En Michoacán, en específico, han habido múltiples e implacables eventos que han azotado a la población. Entre los más recientes el asesinato de un empresario y un productor limonero que había señalado la extorsión contra campesinos y agricultores por parte del crimen organizado, el cual reflejó los riesgos que se viven en Tierra Caliente para quienes denuncian la compleja situación en la zona. Más recientemente, comunidades indígenas que habían sido ejemplo de construcción y ejercicio de autonomía se han visto asediadas por incursiones armadas de los grupos criminales y de su persecución por medio de operativos de fuerzas de seguridad, quedando inmersas en nuevos ciclos de violencia.
Ya antes habíamos traído a la atención cómo esta violencia impacta diferenciadamente a quienes han buscado defender sus derechos. Por ejemplo, en 2023 la desaparición y el posterior homicidio del defensor indígena del medio ambiente Eustacio Alcalá mostró, de nuevo, la epidemia de asesinatos en contra de quienes asumen en los territorios el cuidado de nuestra Casa Común. También la desaparición del defensor comunitario Antonio Díaz y el abogado de derechos humanos Ricardo Lagunes, en las inmediaciones de Colima y Michoacán en enero de 2023, donde el Estado mexicano ha sido incapaz de esclarecer su paradero, pese a que le han instado a ello mecanismos de derechos humanos como la Comisión Interamericana de Derechos Humanos (CIDH), en su informe sobre la Situación de personas defensoras de derechos humanos en las Américas, y el Grupo de Trabajo sobre Desapariciones Forzadas de la ONU en su reciente publicación: Desaparición forzada en el contexto de la defensa de la tierra, los recursos naturales y el medio ambiente.
Esta entidad no es la única azotada por la violencia. Activistas, expertos y sociedad civil han reportado escalada en entidades como Chiapas, Guerrero, Sinaloa, Sonora, Tabasco y Guanajuato, estados donde se distinguen los mismos patrones: la evidente colusión de autoridades de todos los niveles de gobierno con las organizaciones criminales y donde hay una persistente impunidad. Esta erosión se agrava por el estado de las instituciones civiles de procuración de justicia: las fiscalías locales permanecen como el centro de la impunidad en el país y no fueron tocadas por las recientes reformas a la justicia, continuando en la inercia de su incapacidad y negligencia. Ningún plan de pacificación podrá dar frutos en regiones donde la presencia de la justicia –y en particular de la procuración de justicia federal– es inexistente.

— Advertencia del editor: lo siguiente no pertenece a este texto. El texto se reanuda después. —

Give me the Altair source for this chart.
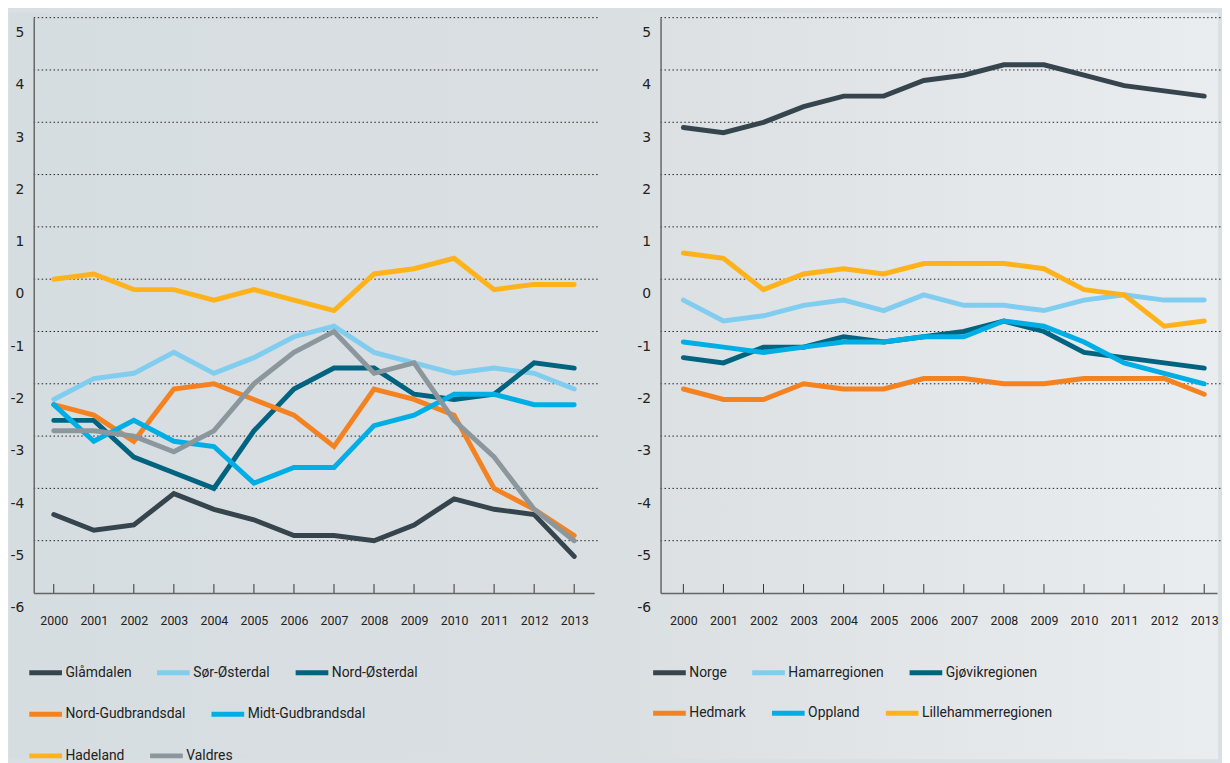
import altair as alt
import pandas as pd

years = list(range(2000, 2014))

# Left panel series
left_names = ["Glåmdalen", "Sør-Østerdal", "Nord-Østerdal",
              "Nord-Gudbrandsdal", "Midt-Gudbrandsdal", "Hadeland", "Valdres"]
glamdalen = [-4.5, -4.8, -4.7, -4.1, -4.4, -4.6, -4.9, -4.9, -5.0, -4.7, -4.2, -4.4, -4.5, -5.3]
sor_osterdal = [-2.3, -1.9, -1.8, -1.4, -1.8, -1.5, -1.1, -0.9, -1.4, -1.6, -1.8, -1.7, -1.8, -2.1]
nord_osterdal = [-2.7, -2.7, -3.4, -3.7, -4.0, -2.9, -2.1, -1.7, -1.7, -2.2, -2.3, -2.2, -1.6, -1.7]
nord_gudbrandsdal = [-2.4, -2.6, -3.1, -2.1, -2.0, -2.3, -2.6, -3.2, -2.1, -2.3, -2.6, -4.0, -4.4, -4.9]
midt_gudbrandsdal = [-2.4, -3.1, -2.7, -3.1, -3.2, -3.9, -3.6, -3.6, -2.8, -2.6, -2.2, -2.2, -2.4, -2.4]
hadeland = [0.0, 0.1, -0.2, -0.2, -0.4, -0.2, -0.4, -0.6, 0.1, 0.2, 0.4, -0.2, -0.1, -0.1]
valdres = [-2.9, -2.9, -3.0, -3.3, -2.9, -2.0, -1.4, -1.0, -1.8, -1.6, -2.7, -3.4, -4.4, -5.0]
left_series = [glamdalen, sor_osterdal, nord_osterdal, nord_gudbrandsdal,
               midt_gudbrandsdal, hadeland, valdres]
left_colors = ["#36454d", "#81cdf0", "#00637f", "#f58220", "#00aee6", "#ffb21a", "#8c979d"]
left_rows = [3, 2, 2]          # legend items per row

# Right panel series
right_names = ["Norge", "Hamarregionen", "Gjøvikregionen",
               "Hedmark", "Oppland", "Lillehammerregionen"]
norge = [2.9, 2.8, 3.0, 3.3, 3.5, 3.5, 3.8, 3.9, 4.1, 4.1, 3.9, 3.7, 3.6, 3.5]
hamar = [-0.4, -0.8, -0.7, -0.5, -0.4, -0.6, -0.3, -0.5, -0.5, -0.6, -0.4, -0.3, -0.4, -0.4]
gjovik = [-1.5, -1.6, -1.3, -1.3, -1.1, -1.2, -1.1, -1.0, -0.8, -1.0, -1.4, -1.5, -1.6, -1.7]
hedmark = [-2.1, -2.3, -2.3, -2.0, -2.1, -2.1, -1.9, -1.9, -2.0, -2.0, -1.9, -1.9, -1.9, -2.2]
oppland = [-1.2, -1.3, -1.4, -1.3, -1.2, -1.2, -1.1, -1.1, -0.8, -0.9, -1.2, -1.6, -1.8, -2.0]
lillehammer = [0.5, 0.4, -0.2, 0.1, 0.2, 0.1, 0.3, 0.3, 0.3, 0.2, -0.2, -0.3, -0.9, -0.8]
right_series = [norge, hamar, gjovik, hedmark, oppland, lillehammer]
right_colors = ["#36454d", "#81cdf0", "#00637f", "#f58220", "#00aee6", "#ffb21a"]
right_rows = [3, 3]

grid_values = [5, 4, 3, 2, 1, 0, -1, -2, -3, -4, -5]
tick_values = list(range(-6, 6))

H = 581


def long_df(names, series):
    rows = []
    for n, s in zip(names, series):
        for yr, v in zip(years, s):
            rows.append({"year": yr, "series": n, "value": v})
    return pd.DataFrame(rows)


def panel(names, series, colors, rows, W, pad, align, lx, ly_list, with_bg):
    xsc = alt.Scale(type="point", padding=pad, align=align)
    ysc = alt.Scale(domain=[-6, 5], nice=False, zero=False)
    x = alt.X("year:O", title=None, scale=xsc,
              axis=alt.Axis(labelAngle=0, zindex=2, labelFont="Roboto",
                            labelFontSize=12.5, labelColor="#222",
                            ticks=False, tickSize=0, labelPadding=22,
                            domainColor="#666", domainWidth=1.5))
    y = alt.Y("value:Q", title=None, scale=ysc,
              axis=alt.Axis(values=tick_values, zindex=2, labelExpr="'' + datum.value",
                            labelFont="DejaVu Sans", labelFontSize=14,
                            labelColor="#222", ticks=False, tickSize=0,
                            labelPadding=10, labelOffset=15,
                            domainColor="#666", domainWidth=1.5))

    grid = alt.Chart(pd.DataFrame({"value": grid_values})).mark_rule(
        color="#222", strokeDash=[1.5, 2.5], strokeWidth=1
    ).encode(y=y, x=alt.value(0), x2=alt.value(W + 4))

    ticks = alt.Chart(pd.DataFrame({"year": years})).mark_rule(
        color="#333", strokeWidth=1
    ).encode(x=x, y=alt.value(H - 9), y2=alt.value(H))

    line_layers = []
    start = 0
    for count, ly in zip(rows, ly_list):
        sub_names = names[start:start + count]
        sub_series = series[start:start + count]
        sub_colors = colors[start:start + count]
        start += count
        df = long_df(sub_names, sub_series)
        line_layers.append(
            alt.Chart(df).mark_line(strokeWidth=5, strokeCap="round").encode(
                x=x, y=y,
                color=alt.Color(
                    "series:N",
                    scale=alt.Scale(domain=sub_names, range=sub_colors),
                    legend=alt.Legend(
                        title=None, orient="none", legendX=lx, legendY=ly,
                        direction="horizontal", symbolType="stroke",
                        symbolSize=1089, symbolStrokeWidth=5,
                        labelFont="Roboto", labelFontSize=14, labelColor="#222",
                        columnPadding=15, labelOffset=1, padding=0,
                    ),
                ),
            )
        )
    layers = [grid, ticks] + line_layers
    if with_bg:
        grad = alt.LinearGradient(
            gradient="linear",
            stops=[alt.GradientStop(color="#d6dde0", offset=0),
                   alt.GradientStop(color="#dadfe2", offset=0.5),
                   alt.GradientStop(color="#eaedf0", offset=1)],
            x1=0, x2=1, y1=0, y2=0,
        )
        bg = alt.Chart(pd.DataFrame({"a": [0]})).mark_rect(fill=grad).encode(
            x=alt.value(-25), x2=alt.value(1196), y=alt.value(-5), y2=alt.value(749)
        )
        layers = [bg] + layers
    return alt.layer(*layers).resolve_scale(color="independent").resolve_legend(
        color="independent"
    ).properties(width=W, height=H)


left = panel(left_names, left_series, left_colors, left_rows, 566, 0.5, 0.5, -7,
             [642.5, 684.5, 726.5], True)
right = panel(right_names, right_series, right_colors, right_rows, 562, 0.445, 0.64, -10,
              [642.5, 683.5], False)

chart = alt.hconcat(left, right, spacing=67, bounds="flush").resolve_scale(
    color="independent"
).properties(padding=0, background="#d9dfe2").configure_view(
    stroke="transparent"
).configure_axis(grid=False)

chart.save("out.html", embed_options={"renderer": "svg", "actions": False})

A esto, se añade la narrativa imperante desde el poder, que hace ver a cada uno de los casos de violencia como hechos aislados. Algunos de ellos han sido invisibilizados o sus luchas han sido desdeñadas desde la tribuna presidencial; en otros casos, se ha trasladado la responsabilidad a gobiernos anteriores que, si bien han sido el origen de un modelo fallido de seguridad, esta administración y la pasada ha profundizado con la consolidación de un poder militar sin contrapesos civiles efectivos.
La crisis de derechos humanos está ampliamente relacionada con la compleja situación de inseguridad y violencia que se vive en estados como Michoacán y en otras zonas de México. Para revertirlas es necesario revisar los valiosos aportes que desde los organismos internacionales, la academia, la sociedad civil y las víctimas han realizado. Adicionalmente, es fundamental que la administración actual deje de lado un discurso que sólo aporta al embate político, y que en una visión más compasiva y comprehensiva se ponga al centro la justicia en una sociedad tan adolorida por la violencia y la indolencia.